== Task statement ==
Write out each line in which the string "this" is present.

Begin Provided material

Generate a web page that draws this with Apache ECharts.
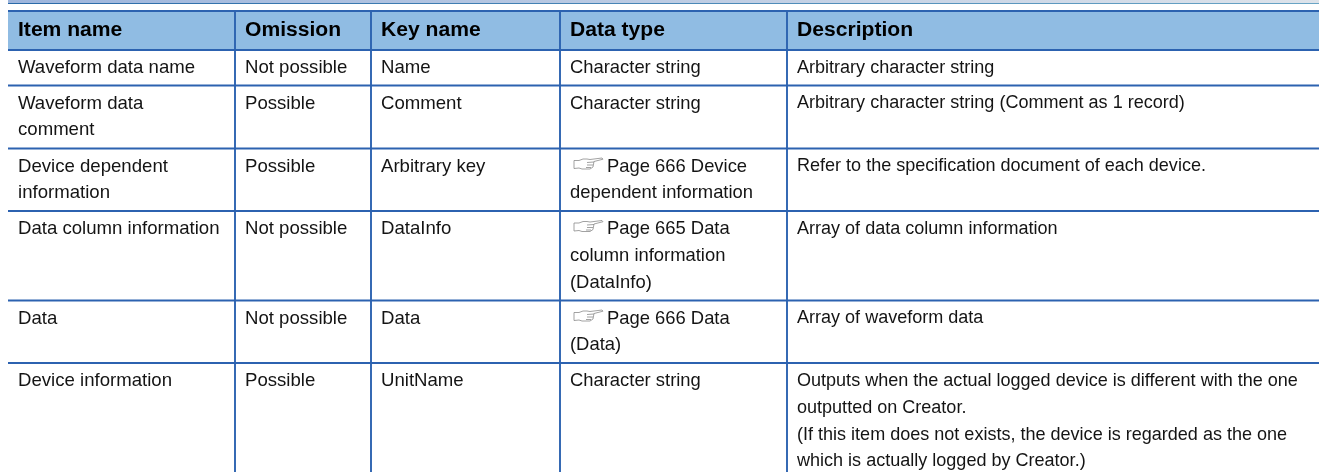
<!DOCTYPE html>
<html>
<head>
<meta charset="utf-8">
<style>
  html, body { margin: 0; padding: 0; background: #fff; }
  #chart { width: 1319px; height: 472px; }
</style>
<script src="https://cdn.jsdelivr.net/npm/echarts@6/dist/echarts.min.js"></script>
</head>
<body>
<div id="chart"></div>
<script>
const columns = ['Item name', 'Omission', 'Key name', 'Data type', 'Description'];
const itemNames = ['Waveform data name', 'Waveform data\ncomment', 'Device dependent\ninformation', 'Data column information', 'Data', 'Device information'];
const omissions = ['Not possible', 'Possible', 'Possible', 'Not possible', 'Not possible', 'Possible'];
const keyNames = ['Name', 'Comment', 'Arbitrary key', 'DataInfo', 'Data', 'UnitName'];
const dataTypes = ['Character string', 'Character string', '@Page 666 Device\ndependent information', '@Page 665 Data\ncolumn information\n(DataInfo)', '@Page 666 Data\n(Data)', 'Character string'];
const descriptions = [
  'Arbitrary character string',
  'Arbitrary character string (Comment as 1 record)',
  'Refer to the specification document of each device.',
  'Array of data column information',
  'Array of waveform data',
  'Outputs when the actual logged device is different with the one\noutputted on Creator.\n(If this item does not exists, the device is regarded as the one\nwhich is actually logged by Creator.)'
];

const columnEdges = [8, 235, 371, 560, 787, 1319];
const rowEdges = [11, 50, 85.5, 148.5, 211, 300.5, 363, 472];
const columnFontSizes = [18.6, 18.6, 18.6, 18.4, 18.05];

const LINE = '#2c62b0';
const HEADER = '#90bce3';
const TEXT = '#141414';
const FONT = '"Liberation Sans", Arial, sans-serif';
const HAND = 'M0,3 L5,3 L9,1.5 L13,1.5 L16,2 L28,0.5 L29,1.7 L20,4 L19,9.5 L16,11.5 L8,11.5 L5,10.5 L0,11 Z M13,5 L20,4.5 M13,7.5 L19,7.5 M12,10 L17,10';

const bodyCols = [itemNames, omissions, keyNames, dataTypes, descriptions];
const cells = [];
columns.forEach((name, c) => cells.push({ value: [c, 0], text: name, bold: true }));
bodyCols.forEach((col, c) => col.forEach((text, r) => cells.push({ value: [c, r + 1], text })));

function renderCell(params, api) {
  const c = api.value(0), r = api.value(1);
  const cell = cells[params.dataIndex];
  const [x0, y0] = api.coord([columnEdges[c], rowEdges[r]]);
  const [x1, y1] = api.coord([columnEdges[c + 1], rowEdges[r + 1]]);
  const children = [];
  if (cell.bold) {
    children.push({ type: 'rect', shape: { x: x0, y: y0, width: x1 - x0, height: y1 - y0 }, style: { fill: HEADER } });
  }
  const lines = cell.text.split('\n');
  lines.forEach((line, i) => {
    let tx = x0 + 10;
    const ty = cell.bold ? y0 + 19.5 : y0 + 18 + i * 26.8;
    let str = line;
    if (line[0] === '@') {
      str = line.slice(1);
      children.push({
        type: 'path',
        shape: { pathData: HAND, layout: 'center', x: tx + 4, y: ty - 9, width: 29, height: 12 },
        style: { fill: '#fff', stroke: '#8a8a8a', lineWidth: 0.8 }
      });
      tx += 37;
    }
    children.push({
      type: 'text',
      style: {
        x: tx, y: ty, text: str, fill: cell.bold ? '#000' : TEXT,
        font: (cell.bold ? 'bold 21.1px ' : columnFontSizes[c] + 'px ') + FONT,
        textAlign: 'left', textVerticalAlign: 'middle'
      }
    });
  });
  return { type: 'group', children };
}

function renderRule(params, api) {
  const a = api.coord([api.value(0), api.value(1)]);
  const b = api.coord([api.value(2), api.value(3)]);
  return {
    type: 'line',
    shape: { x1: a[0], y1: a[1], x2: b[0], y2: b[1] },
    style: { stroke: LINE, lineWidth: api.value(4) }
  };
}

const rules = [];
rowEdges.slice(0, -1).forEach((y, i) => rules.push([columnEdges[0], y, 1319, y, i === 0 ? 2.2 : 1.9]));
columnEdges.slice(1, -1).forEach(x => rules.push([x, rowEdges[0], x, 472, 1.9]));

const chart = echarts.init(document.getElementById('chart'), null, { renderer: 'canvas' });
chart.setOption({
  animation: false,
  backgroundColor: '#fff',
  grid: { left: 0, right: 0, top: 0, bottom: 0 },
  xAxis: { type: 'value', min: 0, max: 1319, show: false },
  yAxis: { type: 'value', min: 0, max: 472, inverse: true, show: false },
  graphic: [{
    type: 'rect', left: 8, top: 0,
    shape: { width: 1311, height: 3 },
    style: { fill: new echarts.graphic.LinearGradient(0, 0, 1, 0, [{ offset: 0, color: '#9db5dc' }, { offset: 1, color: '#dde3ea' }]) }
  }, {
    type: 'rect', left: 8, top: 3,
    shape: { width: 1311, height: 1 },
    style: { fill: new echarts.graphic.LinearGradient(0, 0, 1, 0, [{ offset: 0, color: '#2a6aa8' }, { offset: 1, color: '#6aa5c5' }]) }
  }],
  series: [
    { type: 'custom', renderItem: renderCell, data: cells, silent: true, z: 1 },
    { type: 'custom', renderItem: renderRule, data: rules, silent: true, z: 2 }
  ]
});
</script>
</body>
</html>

End Provided material

== Written response ==
Generate a web page that draws this with Apache ECharts.
  'Outputs when the actual logged device is different with the one\noutputted on Creator.\n(If this item does not exists, the device is regarded as the one\nwhich is actually logged by Creator.)'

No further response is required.